## WHAT THIS TASK INVOLVES
Retype, please, the listing from its opening line through the line that contains "0.521, 0.391, 0.230];", both included, without the pictures.
* begin *
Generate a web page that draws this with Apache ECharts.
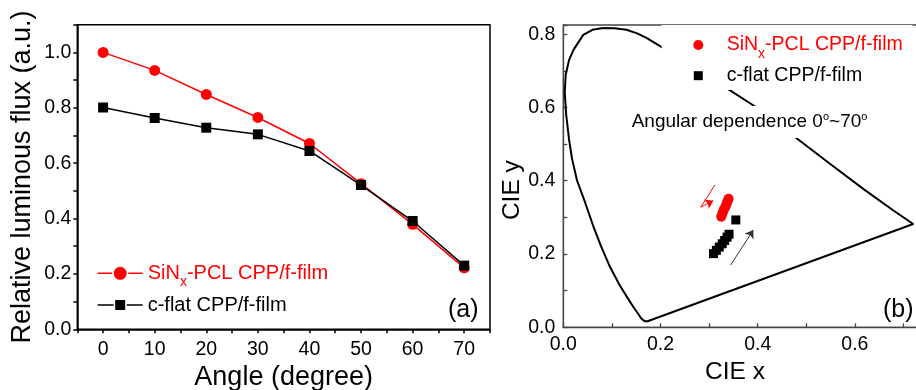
<!DOCTYPE html>
<html><head><meta charset="utf-8">
<script src="https://cdn.jsdelivr.net/npm/echarts@6/dist/echarts.min.js"></script>
<style>html,body{margin:0;padding:0;background:#fff}#c{width:916px;height:390px}</style>
</head><body><div id="c"></div>
<script>
// ---- data ----
const angles = [0, 10, 20, 30, 40, 50, 60, 70];
const fluxSiNx = [1.0, 0.935, 0.848, 0.765, 0.671, 0.526, 0.379, 0.222];
const fluxFlat = [0.801, 0.763, 0.728, 0.704, 0.644, 0.521, 0.391, 0.230];

const cieSiNxX = [0.325, 0.327, 0.329, 0.331, 0.334, 0.336, 0.338, 0.340];
const cieSiNxY = [0.302, 0.309, 0.316, 0.323, 0.330, 0.337, 0.344, 0.351];
const cieFlatX = [0.309, 0.315, 0.321, 0.327, 0.332, 0.337, 0.341, 0.355];
const cieFlatY = [0.201, 0.210, 0.219, 0.228, 0.237, 0.246, 0.254, 0.293];

const locusX = [0.172, 0.166, 0.160, 0.154, 0.146, 0.137, 0.116, 0.096, 0.078, 0.062, 0.045, 0.028, 0.018, 0.012, 0.006, 0.003, 0.005, 0.012, 0.021, 0.041, 0.060, 0.082, 0.105, 0.130, 0.152, 0.172, 0.2024, 0.27, 0.3416, 0.393, 0.44, 0.48, 0.55, 0.62, 0.68, 0.72, 0.172];
const locusY = [0.016, 0.018, 0.025, 0.037, 0.052, 0.070, 0.115, 0.165, 0.220, 0.275, 0.340, 0.402, 0.460, 0.511, 0.580, 0.640, 0.690, 0.730, 0.757, 0.798, 0.812, 0.817, 0.816, 0.812, 0.802, 0.789, 0.7645, 0.705, 0.648, 0.604, 0.560, 0.516, 0.445, 0.375, 0.318, 0.282, 0.016];

const arrowFlatX = [0.3444, 0.391];
const arrowFlatY = [0.170, 0.2657];
const arrowSiNxX = [0.312, 0.283, 0.3086];
const arrowSiNxY = [0.3885, 0.328, 0.3457];

const nameSiNx = 'SiNx-PCL CPP/f-film';
const nameFlat = 'c-flat CPP/f-film';
const nameSiNxCIE = 'SiNx-PCL CPP/f-film (CIE)';
const nameFlatCIE = 'c-flat CPP/f-film (CIE)';
const xTickLabelsA = ['0', '10', '20', '30', '40', '50', '60', '70'];
const yTickLabelsA = ['0.0', '0.2', '0.4', '0.6', '0.8', '1.0'];
const xTickLabelsB = ['0.0', '0.2', '0.4', '0.6'];
const yTickLabelsB = ['0.0', '0.2', '0.4', '0.6', '0.8'];

// ---- chart ----
const FONT = 'Liberation Sans, Arial, sans-serif';
const zip = (xs, ys) => xs.map((x, i) => [x, ys[i]]);
const labelFrom = (list) => (v) => {
  for (const s of list) if (Math.abs(parseFloat(s) - v) < 1e-6) return s;
  return '';
};
const richSub = (color) => ({
  sub: { fontSize: 14, lineHeight: 14, verticalAlign: 'bottom', color: color, fontFamily: FONT }
});
const legendFmt = (n) => n.startsWith('SiNx') ? 'SiN{sub|x}-PCL CPP/f-film' : 'c-flat CPP/f-film';

// legend icons: line - marker - line (45 x 13 box)
const iconCircleLine = 'path://M0,5.75H14.5V7.25H0Z M30.5,5.75H45V7.25H30.5Z M16,6.5A6.5,6.5 0 1,1 29,6.5A6.5,6.5 0 1,1 16,6.5Z';
const iconRectLine = 'path://M0,5.75H16V7.25H0Z M29,5.75H45V7.25H29Z M17.5,1.5H27.5V11.5H17.5Z M0,0H0.01V13H0Z';

const chart = echarts.init(document.getElementById('c'), null, { renderer: 'canvas' });
const axA = '#000', axB = '#444';
chart.setOption({
  animation: false,
  textStyle: { fontFamily: FONT },
  grid: [
    { left: 77.3, top: 24.7, right: 426, bottom: 60.7, show: true, borderColor: axA, borderWidth: 1.5, outerBoundsMode: 'none' },
    { left: 563.3, top: 25, right: -11.8, bottom: 62.7, show: true, borderColor: axB, borderWidth: 1.3, outerBoundsMode: 'none' }
  ],
  xAxis: [
    { type: 'value', gridIndex: 0, min: -5, max: 75, interval: 5,
      axisLine: { show: true, onZero: false, lineStyle: { color: axA, width: 1.5 } },
      axisTick: { show: true, length: 4, lineStyle: { color: axA, width: 1.5 } },
      axisLabel: { margin: 10, fontSize: 19.5, color: '#000', formatter: labelFrom(xTickLabelsA) },
      splitLine: { show: false },
      name: 'Angle (degree)', nameLocation: 'middle', nameGap: 34,
      nameTextStyle: { fontSize: 27, color: '#000' } },
    { type: 'value', gridIndex: 1, min: 0, max: 0.75, interval: 0.1,
      axisLine: { show: true, onZero: false, lineStyle: { color: axB, width: 1.3 } },
      axisTick: { show: true, inside: true, length: 4, lineStyle: { color: axB, width: 1.3 } },
      axisLabel: { margin: 7, fontSize: 19.5, color: '#000', formatter: labelFrom(xTickLabelsB) },
      splitLine: { show: false },
      name: 'CIE x', nameLocation: 'middle', nameGap: 32.5,
      nameTextStyle: { fontSize: 24.5, color: '#000', padding: [0, 21, 0, 0] } }
  ],
  yAxis: [
    { type: 'value', gridIndex: 0, min: 0, max: 1.1, interval: 0.1,
      axisLine: { show: true, onZero: false, lineStyle: { color: axA, width: 1.5 } },
      axisTick: { show: true, length: 4, lineStyle: { color: axA, width: 1.5 } },
      axisLabel: { margin: 6, fontSize: 19.5, color: '#000', formatter: labelFrom(yTickLabelsA) },
      splitLine: { show: false },
      name: 'Relative luminous flux (a.u.)', nameLocation: 'middle', nameGap: 41,
      nameTextStyle: { fontSize: 27, color: '#000' } },
    { type: 'value', gridIndex: 1, min: 0, max: 0.825, interval: 0.1,
      axisLine: { show: true, onZero: false, lineStyle: { color: axB, width: 1.3 } },
      axisTick: { show: true, inside: true, length: 4, lineStyle: { color: axB, width: 1.3 } },
      axisLabel: { margin: 8, fontSize: 19.5, color: '#000', formatter: labelFrom(yTickLabelsB) },
      splitLine: { show: false },
      name: 'CIE y', nameLocation: 'middle', nameGap: 38.5,
      nameTextStyle: { fontSize: 24.5, color: '#000', padding: [0, 28, 0, 0] } }
  ],
  legend: [
    { data: [{ name: nameSiNx, icon: iconCircleLine }], orient: 'vertical', left: 97.7, top: 257.3, padding: 0, selectedMode: false,
      itemWidth: 45, itemHeight: 13, formatter: legendFmt, itemStyle: { color: '#ff0000' },
      textStyle: { fontSize: 20, color: '#ff0000', lineHeight: 32, rich: richSub('#ff0000') } },
    { data: [{ name: nameFlat, icon: iconRectLine }], orient: 'vertical', left: 97.7, top: 295, padding: 0, selectedMode: false,
      itemWidth: 45, itemHeight: 13, formatter: legendFmt, itemStyle: { color: '#000' },
      textStyle: { fontSize: 20, color: '#000', lineHeight: 20 } },
    { data: [nameSiNxCIE], orient: 'vertical', left: 661.7, top: 25, padding: [4, 10, 3, 31.6], selectedMode: false,
      backgroundColor: '#fff', itemWidth: 10, itemHeight: 10, formatter: legendFmt,
      textStyle: { fontSize: 19.5, color: '#ff0000', lineHeight: 32, padding: [0, 0, 0, 18.4], rich: richSub('#ff0000') } },
    { data: [nameFlatCIE], orient: 'vertical', left: 661.7, top: 62.7, padding: [3, 10, 4.3, 32.1], selectedMode: false,
      backgroundColor: '#fff', itemWidth: 9, itemHeight: 9, formatter: legendFmt,
      textStyle: { fontSize: 19.5, color: '#000', lineHeight: 20, padding: [0, 0, 0, 18.9] } }
  ],
  title: [
    { text: 'Angular dependence 0{sup|o}~70{sup|o}', left: 627.7, top: 106, padding: [5, 4, 6, 4],
      backgroundColor: '#fff',
      textStyle: { fontSize: 19, fontWeight: 'normal', color: '#000', lineHeight: 21,
        rich: { sup: { fontSize: 11, lineHeight: 11, verticalAlign: 'top', color: '#000' } } } }
  ],
  graphic: [
    { type: 'text', left: 448, top: 298, style: { text: '(a)', fill: '#000', font: '25px ' + FONT } },
    { type: 'text', left: 883, top: 298, style: { text: '(b)', fill: '#000', font: '25px ' + FONT } }
  ],
  series: [
    { name: nameSiNx, type: 'line', xAxisIndex: 0, yAxisIndex: 0, data: zip(angles, fluxSiNx),
      symbol: 'circle', symbolSize: 11, lineStyle: { color: '#ff0000', width: 1.5 }, itemStyle: { color: '#ff0000' } },
    { name: nameFlat, type: 'line', xAxisIndex: 0, yAxisIndex: 0, data: zip(angles, fluxFlat),
      symbol: 'rect', symbolSize: 10, lineStyle: { color: '#000', width: 1.5 }, itemStyle: { color: '#000' } },
    { name: 'locus', type: 'line', xAxisIndex: 1, yAxisIndex: 1, data: zip(locusX, locusY),
      symbol: 'none', lineStyle: { color: '#000', width: 2 }, silent: true, z: 1 },
    { name: nameSiNxCIE, type: 'scatter', xAxisIndex: 1, yAxisIndex: 1, data: zip(cieSiNxX, cieSiNxY),
      symbol: 'circle', symbolSize: 10, itemStyle: { color: '#ff0000', opacity: 1 } },
    { name: nameFlatCIE, type: 'scatter', xAxisIndex: 1, yAxisIndex: 1, data: zip(cieFlatX, cieFlatY),
      symbol: 'rect', symbolSize: 9, itemStyle: { color: '#000', opacity: 1 } },
    { name: 'arrowTail', type: 'lines', coordinateSystem: 'cartesian2d', xAxisIndex: 1, yAxisIndex: 1,
      symbol: ['none', 'none'], silent: true,
      data: [
        { coords: zip(arrowSiNxX.slice(0, 2), arrowSiNxY.slice(0, 2)), lineStyle: { color: '#ff0000', width: 1, opacity: 1 } }
      ] },
    { name: 'arrowHeads', type: 'lines', coordinateSystem: 'cartesian2d', xAxisIndex: 1, yAxisIndex: 1,
      symbol: ['none', 'arrow'], symbolSize: 8, silent: true,
      data: [
        { coords: zip(arrowFlatX, arrowFlatY), lineStyle: { color: '#333', width: 1, opacity: 1 } },
        { coords: zip(arrowSiNxX.slice(1), arrowSiNxY.slice(1)), lineStyle: { color: '#ff0000', width: 1, opacity: 1 } }
      ] }
  ]
});
</script></body></html>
* end *
## REPLY
Generate a web page that draws this with Apache ECharts.
<!DOCTYPE html>
<html><head><meta charset="utf-8">
<script src="https://cdn.jsdelivr.net/npm/echarts@6/dist/echarts.min.js"></script>
<style>html,body{margin:0;padding:0;background:#fff}#c{width:916px;height:390px}</style>
</head><body><div id="c"></div>
<script>
// ---- data ----
const angles = [0, 10, 20, 30, 40, 50, 60, 70];
const fluxSiNx = [1.0, 0.935, 0.848, 0.765, 0.671, 0.526, 0.379, 0.222];
const fluxFlat = [0.801, 0.763, 0.728, 0.704, 0.644, 0.521, 0.391, 0.230];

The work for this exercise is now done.